Q: Why is top spot in Group I so valuable for France and Norway?
Because seeding shapes everything that follows at a 48-team World Cup. Both sides are already into the Round of 32, so the value of finishing first is not survival but the difficulty of the road ahead. The group winner is funneled toward a third-placed qualifier, widely seen as the gentler first knockout test, and toward a lighter projected bracket beyond it. The runner-up is steered toward a group runner-up and a potentially heavier path, with a heavyweight collision possible sooner. For a France side with deep ambitions and a Norway side eager to make the most of a long-awaited return, that difference is worth real effort, which is why a fixture with qualification settled still carries genuine stakes.
Q: Could France rotate and still top Group I against Norway?

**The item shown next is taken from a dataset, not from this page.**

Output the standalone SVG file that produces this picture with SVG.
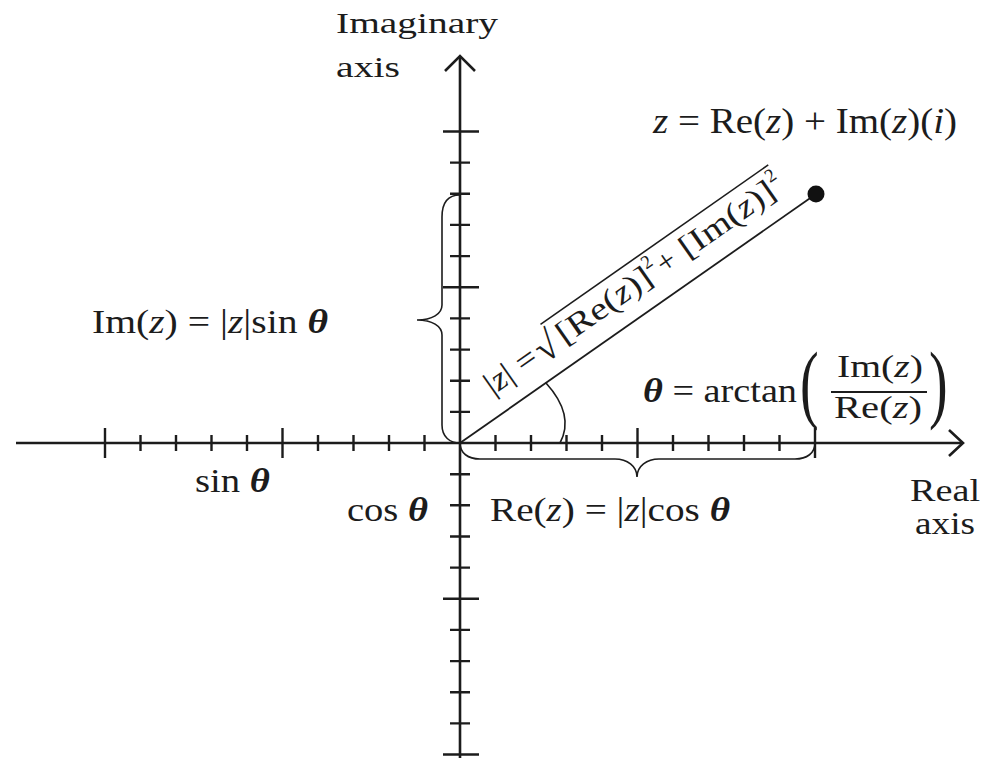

In all likelihood, yes. France carry enough depth that several changes would not necessarily cost them the point they need, and there is a logic to handing minutes to fringe players with the knockout rounds approaching, much as they did in their warm-up program. The risk is that a much-changed side can drop a level, as France found when a heavily rotated team lost a friendly to Ivory Coast before the tournament, and Norway have the attacking talent to punish complacency. The most probable approach is a strong France with one or two adjustments rather than a wholesale shuffle, balancing the desire to secure top spot against the wider tournament picture. Either way, France’s floor is high enough that topping the group remains the expected outcome.